GAINESVILLE, Fla. – The names of five students brutally murdered in August 1990 still grace the graffiti-laden 34th Street wall: Sonja Larson, Christina Powell, Christa Hoyt, Tracy Paules and Manuel Taboada.
The five students were remembered during a memorial service Tuesday afternoon at UF's Baughman Center. Family members of the victims spoke, as did university President Kent Fuchs and Alachua County Sheriff Sadie Darnell.
"I just think it's very nice of Gainesville to have a service like this," said Patricia Powell, mother of Christina, who was from Jacksonville. "I know a lot of the people who lived here in Gainesville at the time were affected, too, as well as the official authorities like the police and attorneys."
The slayings of four University of Florida students and one from Santa Fe College over a four-day period garnered worldwide attention and changed Gainesville forever.
Danny Rolling was arrested 10 days after the last murder, which terrorized the community as students were returning to campus.
UNCUT: Video from August 1990 crime scenes
Rolling eventually confessed to raping several of his victims, killing three other people in his hometown of Shreveport, Louisiana, and attempting to murder his father in May 1990. In total, Rolling confessed to killing eight people.
Rolling was convicted in the killings and put to death at Florida State Prison in 2006.
Time 'has dulled the pain a little bit'
A portion of a graffiti mural on Gainesville's 34th Street wall remains dedicated to the five victims as a lasting memorial.
Only one of the murder scenes where Rollings committed the murders still exists: a white apartment building south of the UF campus where 17-year-old university freshmen Sonja Larson and Christina Powell were found stabbed to death on Aug. 24, 1990.
The next day, Rolling killed Hoyt, 18. Her body was found propped up, her severed head perched on a shelf across the room.
Two days later, Rolling killed roommates Tracy Paules, who was from St. Johns County, and Manuel Taboada, both 23.

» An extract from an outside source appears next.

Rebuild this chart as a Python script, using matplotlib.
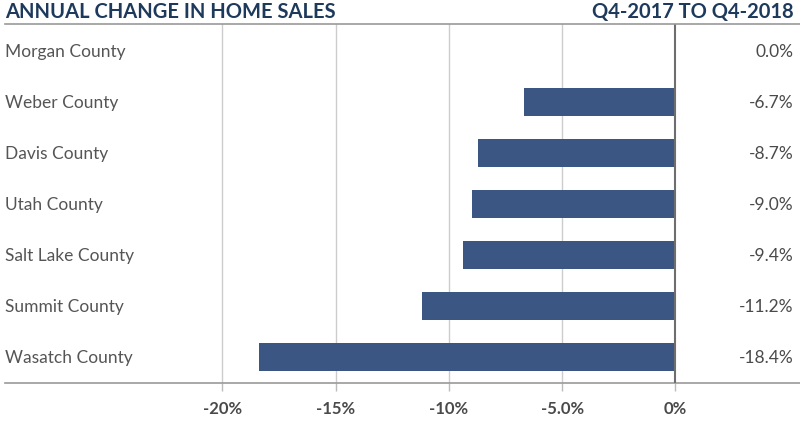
import matplotlib
matplotlib.use("Agg")
import matplotlib.pyplot as plt
import matplotlib.ticker as ptick

# data
counties = ["Morgan County", "Weber County", "Davis County", "Utah County",
            "Salt Lake County", "Summit County", "Wasatch County"]
changes = [0.0, -6.7, -8.7, -9.0, -9.4, -11.2, -18.4]
value_labels = ["0.0%", "-6.7%", "-8.7%", "-9.0%", "-9.4%", "-11.2%", "-18.4%"]
tick_values = [-20, -15, -10, -5, 0]
tick_labels = ["-20%", "-15%", "-10%", "-5.0%", "0%"]

bar_color = "#3b5683"
navy = "#1d3a5c"
gray_text = "#555555"

plt.rcParams['font.family'] = ['Lato', 'DejaVu Sans']

fig = plt.figure(figsize=(8, 4.27), dpi=100)
ax = fig.add_axes([0.00625, 0.1007, 0.99375, 0.8408])

ypos = list(range(len(counties)))
ax.barh(ypos, changes, height=0.55, color=bar_color, zorder=3)

ax.set_xlim(-29.6, 5.5)
ax.set_ylim(6.52, -0.53)

# grid
for t in tick_values[:-1]:
    ax.axvline(t, color="#cccccc", lw=1.0, zorder=1)
ax.axvline(0, color="#6e6e6e", lw=1.5, zorder=4)

ax.set_xticks(tick_values)
ax.xaxis.set_major_formatter(ptick.FixedFormatter(tick_labels))
ax.tick_params(axis='x', length=6, width=1, color="#bbbbbb", pad=6,
               labelsize=12, labelcolor="#4a4a4a")
for lbl in ax.get_xticklabels():
    lbl.set_fontweight("bold")
ax.set_yticks([])

for s in ["left", "right", "top"]:
    ax.spines[s].set_visible(False)
ax.spines["bottom"].set_color("#999999")
ax.spines["bottom"].set_linewidth(1.2)

# category labels on the left, values on the right
for y, name, vl in zip(ypos, counties, value_labels):
    ax.text(0, y, name, transform=ax.get_yaxis_transform(), ha="left",
            va="center", fontsize=12.5, color=gray_text)
    ax.text(0.992, y, vl, transform=ax.get_yaxis_transform(), ha="right",
            va="center", fontsize=12.5, color="#4a4a4a")

# header
fig.add_artist(plt.Line2D([0.00625, 1.0], [1 - 25 / 427, 1 - 25 / 427],
                          color="#999999", lw=1.2))
fig.text(0.00625, 1 - 12 / 427, "ANNUAL CHANGE IN HOME SALES", ha="left",
         va="center", fontsize=14.5, fontweight="bold", color=navy)
fig.text(0.992, 1 - 12 / 427, "Q4-2017 TO Q4-2018", ha="right",
         va="center", fontsize=14.5, fontweight="bold", color=navy)

fig.savefig("out.png", dpi=100)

Rolling remained at large until Sept. 8, when he was arrested after a botched robbery of a Winn-Dixie in Ocala.
Patricia Powell said that when she was told her daughter that had left for college only days earlier was killed, she didn't believe it. When it finally did click, "The anger got to me."
She and family members of the other four victims sat through Rolling's trial in 1995.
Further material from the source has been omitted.